Oleh: Rio Johan (Rijon)
Sutradara: Robert Zemeckis
Pemain: Jodie Foster, Matthew McConaughey, James Woods, Tom Skerritt, William Fichtner, John Hurt, Angela Bassett, David Morse
Tahun Rilis: 1997
Film ini diadaptasi dari novel “Contact” karya Carl Sagan.
KETIKA gagasannya dianggap kurang ilmiah, malah dianggap seakan-akan sekedar fiksi ilmiah, Dr. Eleanor “Ellie” Ann Arroway (Jodie Foster) berkata (diterjemahkan bebas dari Bahasa Inggris):
“Mau dengar hal yang gila? Dua orang mau membuat sesuatu yang dinamakan pesawat terbang. Orang bisa masuk dan terbang seperti burung. Konyol, kan? Bagaimana dengan usaha pemecahan kecepatan suara, atau roket ke Bulan, atau tenaga atom, atau misi ke Mars? Fiksi ilmiah, kan?”

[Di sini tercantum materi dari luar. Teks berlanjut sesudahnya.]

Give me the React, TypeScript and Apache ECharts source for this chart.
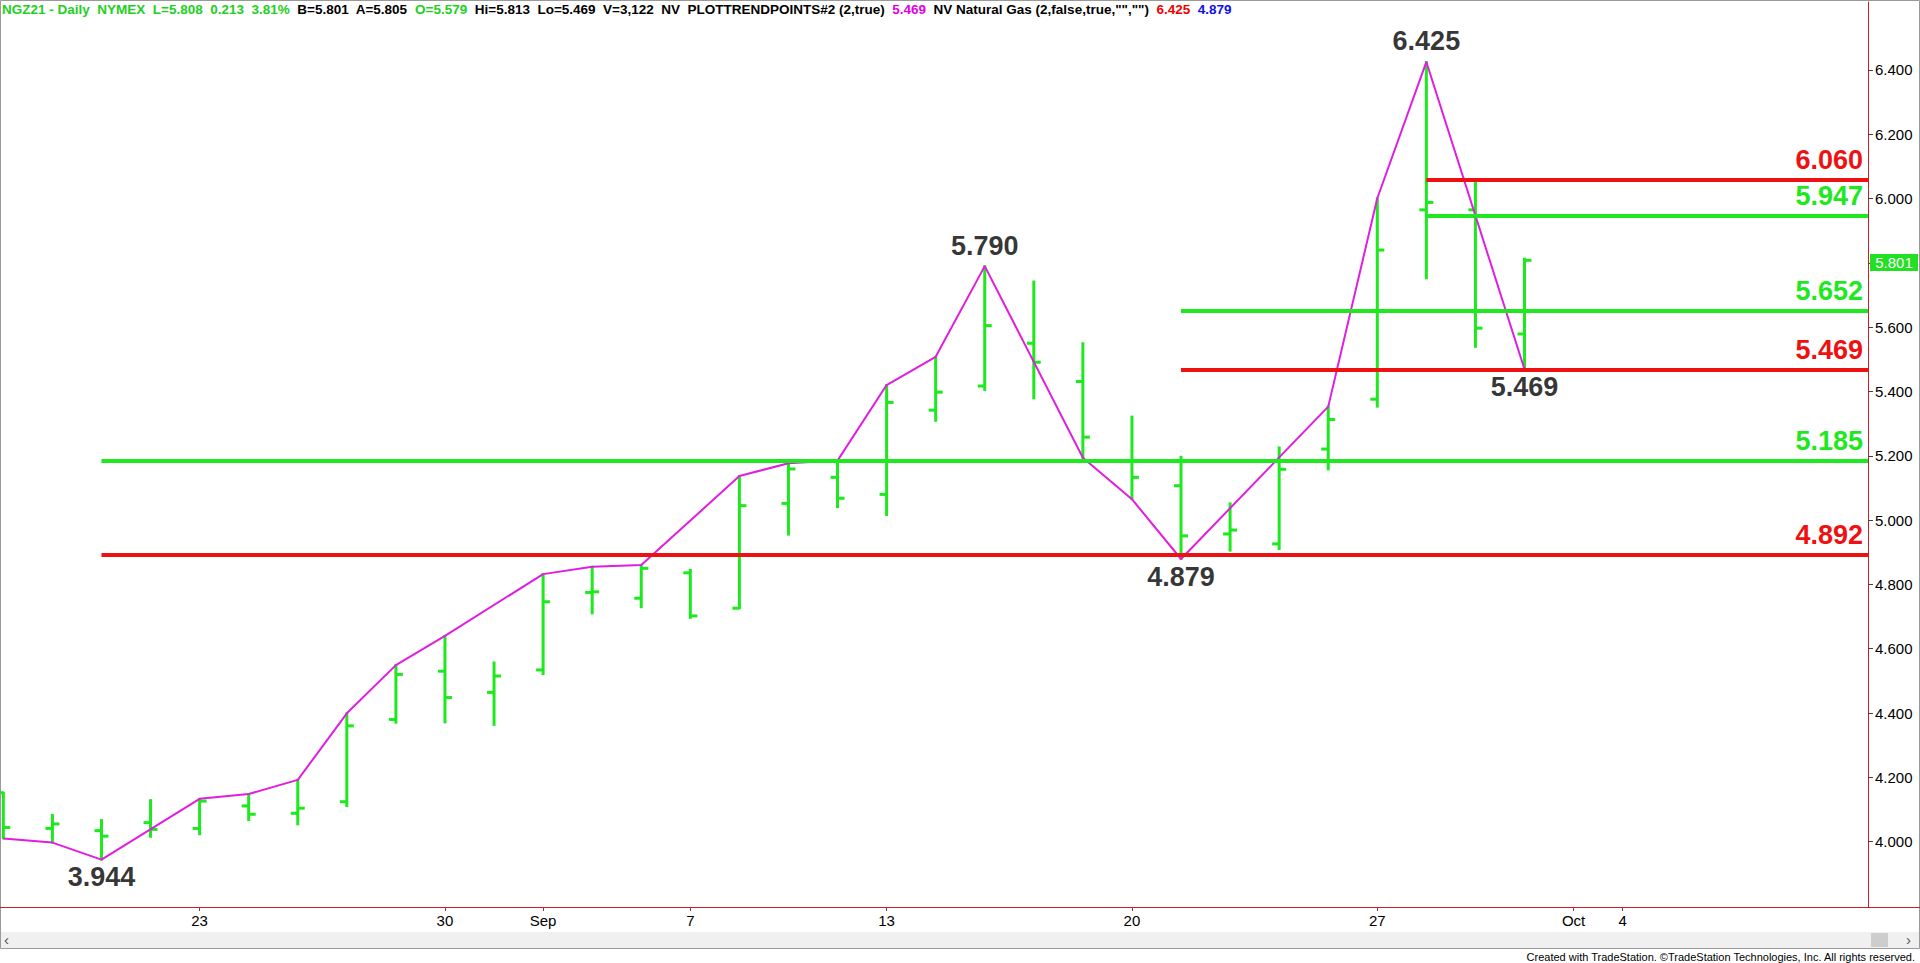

Dari dialog itu saja saya sudah menangkap bahwa “Contact” lebih ke arah sci-fi filosofis ketimbang sci-fi fantastik. Dan memang secara keseluruhannya, ketimbang menyajikan visualisasi sci-fi yang fantastik, “Contact” lebih membahas persoalan filosofis fundamental tentang science fiction itu sendiri (bahkan tentang science itu sendiri). Yap, “Contact” lebih seperti “2001: A Space Odyssey” dengan pendekatan yang lebih dramatis, ketimbang tipikal sci-fi semacam “Transformer.”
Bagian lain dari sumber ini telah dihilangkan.